Cats Help Prisoners. Prisoners Help Cats.

The Pawsitive Prison Program offers beneficial form of therapy for cats and prisoners alike.

The Pawsitive Prison Program offers beneficial form of therapy for cats and prisoners alike.

Washington’s Kitsap Humane Society has new plans for stray cats: send them to prison. The initiative, a partnership with Mission Creek Corrections Center for Women in Belfair, Washington, places stray cats and kittens with inmates for rehabilitation purposes until they are ready to be adopted.

At present, 10 felines are a part of the approach, which launched Oct. 28. Dubbed the Pawsitive Prison Program, the initiative serves as a beneficial form of therapy for the cats and prisoners alike. It began with 12 cats but two were adopted within the first few weeks of launching.

“The animals have had a very positive impact on the program participants,” Angela Hosking, a corrections unit supervisor at Mission Creek Corrections Center for Women said. “The program has given a new sense of purpose for some, been therapeutic for others, and offered skill-building and experience to those who are interested in the veterinary field.”

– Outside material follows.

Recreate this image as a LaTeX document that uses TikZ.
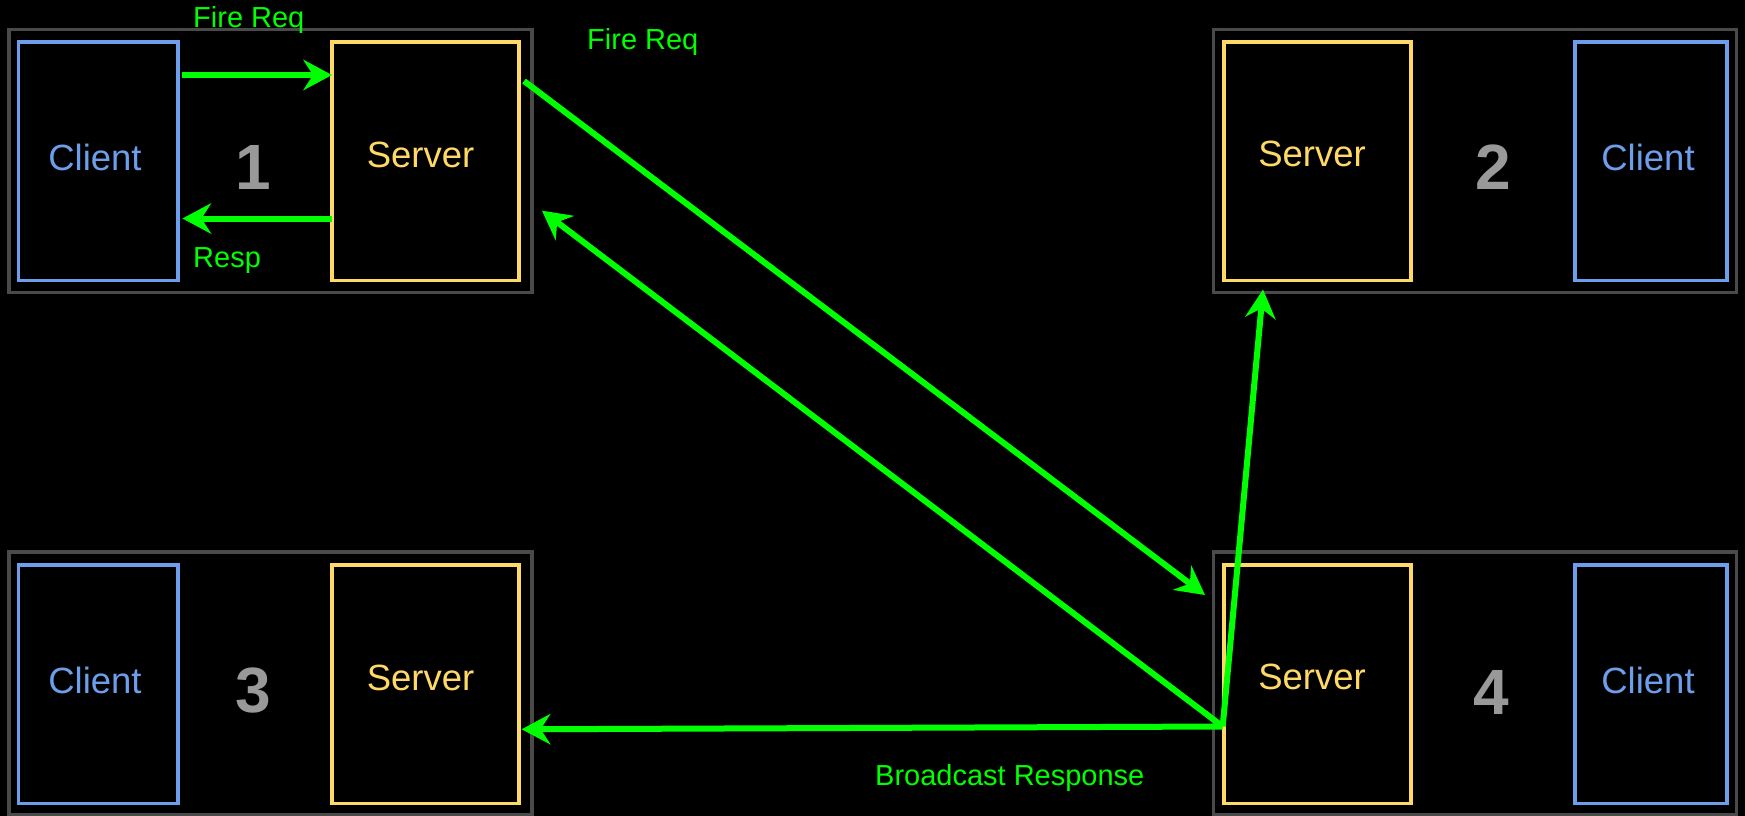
\documentclass[tikz,border=0pt]{standalone}
\usepackage{fontspec}
\setmainfont{Liberation Sans}
\usetikzlibrary{arrows.meta}
\definecolor{cblue}{HTML}{6C9EEB}
\definecolor{syellow}{HTML}{FFD966}
\definecolor{framegray}{HTML}{4A4A4A}
\definecolor{numgray}{HTML}{999999}
\definecolor{flow}{HTML}{00FF00}
\begin{document}
\begin{tikzpicture}[x=1pt,y=-1pt,
  panel/.style={draw=framegray, line width=3.5pt, minimum width=523pt, minimum height=263pt, inner sep=0pt, outer sep=0pt},
  clientbox/.style={draw=cblue, line width=3.5pt, minimum width=159.5pt, minimum height=238.5pt, inner sep=0pt, outer sep=0pt},
  serverbox/.style={draw=syellow, line width=3.5pt, minimum width=187pt, minimum height=238.5pt, inner sep=0pt, outer sep=0pt},
  clienttxt/.style={text=cblue, font=\fontsize{36.5}{40}\selectfont, anchor=base, inner sep=0pt},
  servertxt/.style={text=syellow, font=\fontsize{36.5}{40}\selectfont, anchor=base, inner sep=0pt},
  num/.style={text=numgray, font=\fontsize{64}{70}\selectfont\bfseries, anchor=base, inner sep=0pt},
  msg/.style={text=flow, font=\fontsize{29}{32}\selectfont, anchor=base west, inner sep=0pt},
  flowline/.style={draw=flow, line width=6pt, -{Stealth[length=29pt,width=31pt,inset=10pt,line width=0pt]}},
]
% black canvas
\fill[black] (0,0) rectangle (1745,816);
\useasboundingbox (0,0) rectangle (1745,816);

% four client/server panels
\node[panel] (p1) at (270.5,161) {};
\node[panel] (p2) at (1474.75,161) {};
\node[panel] (p3) at (270.5,683.5) {};
\node[panel] (p4) at (1474.75,683.5) {};

% panel 1
\node[clientbox] (c1) at (98.25,161.25) {};
\node[serverbox] (s1) at (425.5,161.25) {};
\node[clienttxt] (c1t) at (95,170) {Client};
\node[servertxt] (s1t) at (420.5,167.5) {Server};
\node[num] (n1) at (253.5,189) {1};

% panel 2
\node[serverbox] (s2) at (1317.5,161.25) {};
\node[clientbox, minimum width=152pt] (c2) at (1651,161.25) {};
\node[servertxt] (s2t) at (1312,166.5) {Server};
\node[clienttxt] (c2t) at (1648,170) {Client};
\node[num] (n2) at (1493.5,189) {2};

% panel 3
\node[clientbox] (c3) at (98.25,684.25) {};
\node[serverbox] (s3) at (425.5,684.25) {};
\node[clienttxt] (c3t) at (95,693) {Client};
\node[servertxt] (s3t) at (420.5,690.5) {Server};
\node[num] (n3) at (253.5,712) {3};

% panel 4
\node[serverbox] (s4) at (1317.5,684.25) {};
\node[clientbox, minimum width=152pt] (c4) at (1651,684.25) {};
\node[servertxt] (s4t) at (1312,689) {Server};
\node[clienttxt] (c4t) at (1648,693) {Client};
\node[num] (n4) at (1491.5,714) {4};

% connector end points
\coordinate (frtip) at (1205,595);
\coordinate (hub) at (1222.7,726.5);
\coordinate (backtip) at (542,210.7);
\coordinate (bctip) at (521.7,729.3);
\coordinate (uptip) at (1263,289.5);

% request / response inside panel 1
\draw[flowline] ([xshift=4pt]c1.east |- 0,75) -- (s1.west |- 0,75);
\draw[flowline] (s1.west |- 0,218.5) -- ([xshift=4.5pt]c1.east |- 0,218.5);

% forwarded request and the broadcast back out of panel 4
\draw[flowline] ([xshift=5pt]s1.east |- 0,81) -- (frtip);
\draw[flowline] (hub) -- (backtip);
\draw[flowline] (hub) -- (bctip);
\draw[flowline] (hub) -- (uptip);

% message labels
\node[msg] (l1) at (193,27.5) {Fire Req};
\node[msg] (l2) at (193,267) {Resp};
\node[msg] (l3) at (587,49) {Fire Req};
\node[msg] (l4) at (875,785) {Broadcast Response};
\end{tikzpicture}
\end{document}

The measure allows the cats to socialize and receive human love, care, and attention round-the-clock in the prisoner’s cells – things that will help them grow into well-adjusted adults. All while serving as a form of retribution for female caretakers.

“We definitely made mistakes,” said Shauna Teagle, imprisoned on drug dealing charges. “I feel this is my little bit of payback I can do.”

Teagle believes that caring for the cats has brought out her nurturing side, and will make her a better mother upon release.

Participation in the Pawsitive Prison Program is dependent upon two things to ensure the safety of the cats involved – applicants must be infraction-free for six months; and have no convictions for violent crimes against children, animals, or vulnerable adults.

“The kittens came from bad situations, and their behaviors have changed just like us,” Cydney Berthel, imprisoned on a theft conviction, told USA Today. “We’re nurturing them, and they’re nurturing us inmates. We’re rehabilitating the lives of these little kittens and rehabilitating our lives too. It’s [the program] a win-win for us. We’re all getting ready for a new start.”